Stu and his wife were coming down to A.C. to spend the weekend at Trump Castle (now Golden Nugget) and take in a few shows. Being still relatively new to the town he invited me to join them.
We met for dinner then headed up to one of the showrooms to see a Revue show they had featuring singer Len Barry (“Bristol Stomp” and “1,2,3 oh that’s how elementary…”) then we made our way to the Crystal Ballroom where we were to see Tony Bennett.
I was a huge Frank Sinatra fan and a growing Tony Bennett fan so I was excited about not only seeing him for the first time but getting the chance to meet him, which Trump P.R. guru Bob Arrow had arranged for us after the show.
Turns out we wouldn’t have to wait, as we headed down to the showroom our elevator stops, the doors open up and who is standing there but Tony Bennett himself! There he was no entourage or escort, just Tony in his tux, a man going to work. We introduced ourselves to him and told him that we’d be coming backstage to speak with him after the show he said by all means come back and he told us to enjoy the show.
That was very easy to do, Tony wowed the audience and me. Afterwards we went backstage and there’s Tony and Ralph Sharon going over the show . When he saw us Tony came over and was a gracious host introducing us to his girlfriend (now wife) Susan Crow.
Stu asked him a couple of questions for his column then we just stood around talking about everything from Tony’s days as a young entertainer performing in Wildwood and Atlantic City to music today, to who were his favorite singers. (Frank Sinatra, Nat King Cole and Ella Fitzgerald were his answers.)
Along those lines I told him that I had a picture of Frank Sinatra on my desk but after the performance I just witnessed it’s about to be replaced. He said “oh thank you but before you replace it, I should tell you that I have a picture of Frank Sinatra on my desk.”
After a while Tony asked me “so John you’re in TV?” I said yes I’m the 11 p.m. anchor with the local NBC affiliate and he said “maybe we can do a show together some day.” I was floored and I told him it would be an honor. He told me to give him a call next time he’s in town.

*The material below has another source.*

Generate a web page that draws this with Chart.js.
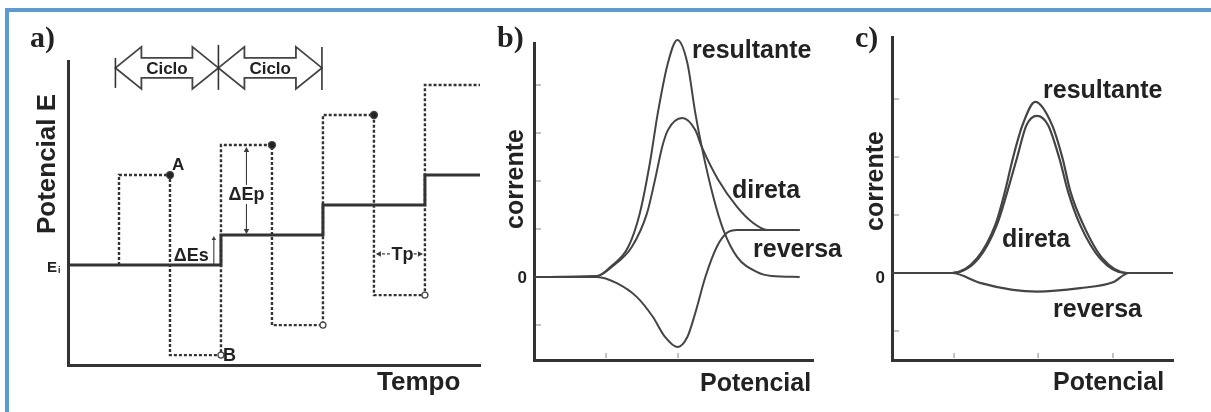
<!DOCTYPE html>
<html><head><meta charset="utf-8">
<script src="https://cdn.jsdelivr.net/npm/chart.js@4.4.1/dist/chart.umd.min.js"></script>
<style>
html,body{margin:0;padding:0;background:#fff;}
#wrap{position:relative;width:1211px;height:412px;overflow:hidden;background:#fff;}
#frame{position:absolute;left:5px;top:8px;width:1230px;height:430px;border-top:4px solid #5b9bd5;border-left:4px solid #5b9bd5;box-sizing:border-box;}
canvas{position:absolute;left:0;top:0;}
</style></head><body>
<div id="wrap"><div id="frame"></div>
<canvas id="ca" width="1211" height="412"></canvas>
<canvas id="cb" width="1211" height="412"></canvas>
<canvas id="cc" width="1211" height="412"></canvas>
</div>
<script>
// ---------- Panel a: potential waveform ----------
const stairT = [0, 3, 5, 7, 8.08];
const stairE = [0, 1, 2, 3, 3];
const pulseT = [1, 2, 3, 4, 5, 6, 7, 8.08];
const pulseE = [0, 3, -3, 4, -2, 5, -1, 6];
const cycleT = [0.93, 2.95, 4.98];

// ---------- Panel b: currents ----------
const potB_res = [0, 0.875, 1.06, 1.31, 1.47, 1.61, 1.72, 1.86, 1.99, 2.13, 2.24, 2.33, 2.49, 2.63, 2.82, 3.10, 3.30, 3.69];
const curB_res = [0, 0.02, 0.21, 0.63, 1.33, 2.38, 3.42, 4.46, 4.94, 4.46, 3.42, 2.71, 1.67, 0.98, 0.42, 0.10, 0.02, 0];
const potB_dir = [0, 0.875, 1.08, 1.36, 1.57, 1.68, 1.78, 1.86, 2.06, 2.24, 2.33, 2.56, 2.82, 3.04, 3.24, 3.69];
const curB_dir = [0, 0.02, 0.21, 0.63, 1.33, 2.02, 2.71, 3.06, 3.31, 3.06, 2.71, 2.02, 1.46, 1.13, 0.98, 0.98];
const potB_rev = [0, 0.875, 1.15, 1.43, 1.65, 1.82, 1.99, 2.13, 2.24, 2.38, 2.54, 2.68, 2.82, 3.69];
const curB_rev = [0, 0, -0.13, -0.42, -0.83, -1.25, -1.46, -1.25, -0.75, 0, 0.63, 0.92, 0.98, 0.98];
const ticksBX = [1, 2];
const ticksBY = [-1, 1, 2, 3, 4];

// ---------- Panel c: currents ----------
const potC_res = [0, 0.75, 1.06, 1.29, 1.41, 1.51, 1.63, 1.79, 2.00, 2.13, 2.23, 2.39, 2.63, 2.94, 3.51];
const curC_res = [0, 0, 0.25, 0.83, 1.40, 1.98, 2.55, 2.95, 2.55, 1.98, 1.40, 0.83, 0.25, 0, 0];
const potC_dir = [0, 0.75, 1.08, 1.31, 1.44, 1.56, 1.68, 1.81, 1.95, 2.09, 2.20, 2.35, 2.60, 2.91, 3.51];
const curC_dir = [0, 0, 0.25, 0.83, 1.40, 1.98, 2.55, 2.71, 2.55, 1.98, 1.40, 0.83, 0.25, 0, 0];
const potC_rev = [0, 0.75, 1.10, 1.51, 1.81, 2.35, 2.76, 2.96, 3.51];
const curC_rev = [0, 0, -0.17, -0.29, -0.32, -0.26, -0.16, 0, 0];
const ticksCX = [0.775, 1.825, 2.76];
const ticksCY = [-1, 1, 2, 3];

const INK = '#222';
const LINE = '#3a3a3a';
const SANS = '"Liberation Sans", Arial, sans-serif';
const SERIF = '"Liberation Serif", "Times New Roman", serif';

function pts(xs, ys){ return xs.map((x,i)=>({x:x, y:ys[i]})); }

function baseOpts(pad, xr, yr){
  return {
    responsive:false, animation:false, events:[],
    layout:{padding:pad},
    plugins:{legend:{display:false}, tooltip:{enabled:false}},
    scales:{
      x:{type:'linear', min:xr[0], max:xr[1], afterFit:s=>{s.height=0;},
         ticks:{display:false}, grid:{display:false, drawTicks:false},
         border:{display:true, color:'#333', width:3}},
      y:{type:'linear', min:yr[0], max:yr[1], afterFit:s=>{s.width=0;},
         ticks:{display:false}, grid:{display:false, drawTicks:false},
         border:{display:true, color:'#333', width:3}}
    }
  };
}

function text(ctx, s, x, y, size, align, font){
  ctx.save();
  ctx.font = 'bold ' + size + 'px ' + (font || SANS);
  ctx.fillStyle = INK;
  ctx.textAlign = align || 'left';
  ctx.textBaseline = 'alphabetic';
  ctx.fillText(s, x, y);
  ctx.restore();
}
function vtext(ctx, s, x, y, size){
  ctx.save();
  ctx.translate(x, y);
  ctx.rotate(-Math.PI/2);
  ctx.font = 'bold ' + size + 'px ' + SANS;
  ctx.fillStyle = INK;
  ctx.textAlign = 'center';
  ctx.textBaseline = 'alphabetic';
  ctx.fillText(s, 0, 0);
  ctx.restore();
}
function head(ctx, x, y, dir, s){
  ctx.beginPath();
  if(dir==='up'){ctx.moveTo(x,y);ctx.lineTo(x-s*0.55,y+s);ctx.lineTo(x+s*0.55,y+s);}
  if(dir==='down'){ctx.moveTo(x,y);ctx.lineTo(x-s*0.55,y-s);ctx.lineTo(x+s*0.55,y-s);}
  if(dir==='left'){ctx.moveTo(x,y);ctx.lineTo(x+s,y-s*0.55);ctx.lineTo(x+s,y+s*0.55);}
  if(dir==='right'){ctx.moveTo(x,y);ctx.lineTo(x-s,y-s*0.55);ctx.lineTo(x-s,y+s*0.55);}
  ctx.closePath(); ctx.fill();
}
function seg(ctx, x1, y1, x2, y2, w, col, dash){
  ctx.save();
  ctx.beginPath(); ctx.lineWidth = w; ctx.strokeStyle = col || LINE;
  if(dash) ctx.setLineDash(dash);
  ctx.moveTo(x1,y1); ctx.lineTo(x2,y2); ctx.stroke();
  ctx.restore();
}
function cicloArrow(ctx, x1, x2, yc){
  const hl=26, hh=21, sh=10;
  ctx.save();
  ctx.beginPath();
  ctx.moveTo(x1, yc);
  ctx.lineTo(x1+hl, yc-hh); ctx.lineTo(x1+hl, yc-sh); ctx.lineTo(x2-hl, yc-sh); ctx.lineTo(x2-hl, yc-hh);
  ctx.lineTo(x2, yc); ctx.lineTo(x2-hl, yc+hh); ctx.lineTo(x2-hl, yc+sh); ctx.lineTo(x1+hl, yc+sh); ctx.lineTo(x1+hl, yc+hh);
  ctx.closePath();
  ctx.fillStyle = '#fff'; ctx.fill();
  ctx.lineWidth = 1.8; ctx.strokeStyle = '#444'; ctx.lineJoin='miter'; ctx.stroke();
  ctx.restore();
  text(ctx, 'Ciclo', (x1+x2)/2, yc+6, 17, 'center');
}
function tickMarks(chart, xs, ys){
  const ctx = chart.ctx, a = chart.chartArea, X = chart.scales.x, Y = chart.scales.y;
  xs.forEach(v=>{ const px = X.getPixelForValue(v); seg(ctx, px, a.bottom-2, px, a.bottom-7, 1.2, '#999'); });
  ys.forEach(v=>{ const py = Y.getPixelForValue(v); seg(ctx, a.left+2, py, a.left+7, py, 1.2, '#999'); });
}

// ---------- annotations ----------
const annotA = {
  id:'annotA',
  afterDraw(chart){
    const ctx = chart.ctx, X = v=>chart.scales.x.getPixelForValue(v), Y = v=>chart.scales.y.getPixelForValue(v);
    text(ctx, 'a)', 30, 47, 30, 'left', SERIF);
    vtext(ctx, 'Potencial E', 55, 164, 26);
    text(ctx, 'Tempo', 377, 390, 26);
    text(ctx, 'E', X(0)-21, Y(0)+7, 15);
    text(ctx, 'i', X(0)-10, Y(0)+8, 9);
    text(ctx, 'A', X(2)+2, Y(3)-5, 17);
    text(ctx, 'B', X(3)+2, Y(-3)+6, 18);
    // Delta Ep
    ctx.fillStyle = LINE;
    seg(ctx, X(3.5), Y(4)+3, X(3.5), Y(1)-2, 1.1);
    head(ctx, X(3.5), Y(4)+2, 'up', 5);
    head(ctx, X(3.5), Y(1)-1, 'down', 5);
    ctx.save(); ctx.fillStyle='#fff'; ctx.fillRect(X(3.5)-19, Y(2.17)-15, 38, 19); ctx.restore();
    text(ctx, '\u0394Ep', X(3.5), Y(2.17), 18, 'center');
    // Delta Es
    ctx.fillStyle = LINE;
    seg(ctx, X(2.86), Y(1)+3, X(2.86), Y(0)-1, 1.1);
    head(ctx, X(2.86), Y(1)+1, 'up', 4);
    text(ctx, '\u0394Es', X(2.76), Y(0.13), 18, 'right');
    // Tp
    ctx.fillStyle = LINE;
    seg(ctx, X(6)+3, Y(0.37), X(6.33), Y(0.37), 1.3, LINE, [3,2]);
    seg(ctx, X(6.78), Y(0.37), X(7)-3, Y(0.37), 1.3, LINE, [3,2]);
    head(ctx, X(6)+2, Y(0.37), 'left', 5);
    head(ctx, X(7)-2, Y(0.37), 'right', 5);
    text(ctx, 'Tp', X(6.56), Y(0.17), 18, 'center');
    // Ciclo arrows
    const yc = Y(6.57);
    cicloArrow(ctx, X(cycleT[0]), X(cycleT[1]), yc);
    cicloArrow(ctx, X(cycleT[1]), X(cycleT[2]), yc);
    seg(ctx, X(cycleT[0]), yc-10, X(cycleT[0]), yc+20, 1.6, '#333');
    seg(ctx, X(cycleT[1]), yc-23, X(cycleT[1]), yc+22, 1.6, '#333');
    seg(ctx, X(cycleT[2]), yc-21, X(cycleT[2]), yc+22, 1.6, '#333');
  }
};
const annotB = {
  id:'annotB',
  afterDraw(chart){
    const ctx = chart.ctx;
    tickMarks(chart, ticksBX, ticksBY);
    text(ctx, 'b)', 497, 47, 30, 'left', SERIF);
    vtext(ctx, 'corrente', 523, 179, 25);
    text(ctx, 'Potencial', 700, 391, 25);
    text(ctx, '0', 527, 283, 17, 'right');
    text(ctx, 'resultante', 692, 58, 25);
    text(ctx, 'direta', 732, 198, 25);
    text(ctx, 'reversa', 753, 257, 25);
  }
};
const annotC = {
  id:'annotC',
  afterDraw(chart){
    const ctx = chart.ctx;
    tickMarks(chart, ticksCX, ticksCY);
    text(ctx, 'c)', 855, 47, 30, 'left', SERIF);
    vtext(ctx, 'corrente', 883, 181, 25);
    text(ctx, 'Potencial', 1053, 390, 25);
    text(ctx, '0', 885, 283, 17, 'right');
    text(ctx, 'resultante', 1043, 98, 25);
    text(ctx, 'direta', 1002, 247, 25);
    text(ctx, 'reversa', 1053, 317, 25);
  }
};

function curve(xs, ys, w){
  return {data: pts(xs, ys), borderColor:'#444', borderWidth:w, pointRadius:0,
          cubicInterpolationMode:'monotone', fill:false, clip:false};
}

// Panel a
new Chart(document.getElementById('ca'), {
  type:'line',
  data:{datasets:[
    {data: pts(stairT, stairE), stepped:'before', borderColor:'#333', borderWidth:3, pointRadius:0, fill:false, clip:false},
    {data: pts(pulseT, pulseE), stepped:'after', borderColor:'#333', borderWidth:2.4, borderDash:[3,2],
     pointRadius:[0,3.5,3,3.5,3,3.5,3,0], pointHoverRadius:0,
     pointBackgroundColor:['#fff','#222','#fff','#222','#fff','#222','#fff','#fff'],
     pointBorderColor:'#444', pointBorderWidth:1.3, fill:false, clip:false}
  ]},
  options: baseOpts({left:68, top:61, right:1211-480, bottom:412-365}, [0, 8.08], [-3.33, 6.8]),
  plugins:[annotA]
});

// Panel b
new Chart(document.getElementById('cb'), {
  type:'line',
  data:{datasets:[
    curve(potB_res, curB_res, 2),
    curve(potB_dir, curB_dir, 2),
    curve(potB_rev, curB_rev, 2)
  ]},
  options: baseOpts({left:534, top:43, right:1211-813, bottom:412-360}, [0, 3.875], [-1.73, 4.875]),
  plugins:[annotB]
});

// Panel c
new Chart(document.getElementById('cc'), {
  type:'line',
  data:{datasets:[
    curve(potC_res, curC_res, 2.2),
    curve(potC_dir, curC_dir, 2.2),
    curve(potC_rev, curC_rev, 2.2)
  ]},
  options: baseOpts({left:892, top:37, right:1211-1173, bottom:412-360}, [0, 3.51], [-1.5, 4.07]),
  plugins:[annotC]
});
</script>
</body></html>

I remember thinking is this for real? I’d find out a few months later when I saw Tony was coming back into town. I called over to Bob Arrow who was with us that night and said Tony told me to call him and we set in motion the plans for a half-hour special, just Tony Bennett and me looking back on his then 40 years in show business.
When it came time for the taping of the show we did it in a room surrounded by Tony’s artwork. As Tony walked in what struck me was once again he just strolled in by himself, no entourage, publicist, bodyguard or assistant. We taped the show and after I told him I’d be going to his casino show the next night he told me to make sure I come back stage. I did and we talked some more.
I would have the opportunity to interview Tony Bennett several times during the four years I spent in Atlantic City and took in his show every time he came to town. (Tony jumped from Trump Castle to Caesars to the Tropicana to Resorts in the four years I worked there which was great because the new casino was always willing promote the fact they had Tony and set up an interview for me.)
The last time we got together was in April of 1994 two days before I went up to Scranton for my job interview at WNEP.
What I enjoyed about this particular interview is we had to wait for Tony to do his sound check before we could talk to him. We asked if we get some footage? He said hold on I’ll take care of you. Once they got the sound system right he asked if we were ready and he proceeded to sing “A Foggy Day in London Town” just for my cameraman and me, an audience of two. It was awesome.
When I first met Tony his career was just beginning its resurgence by this time he was back on top coming off back to back Grammy’s for “Perfectly Frank” and “Steppin’ Out”, and he had just taped his MTV Unplugged special that was set to air. He was more in demand than ever yet even still he remained to me that same genuine down to earth person that I met a few years earlier, just that guy on the elevator going to work.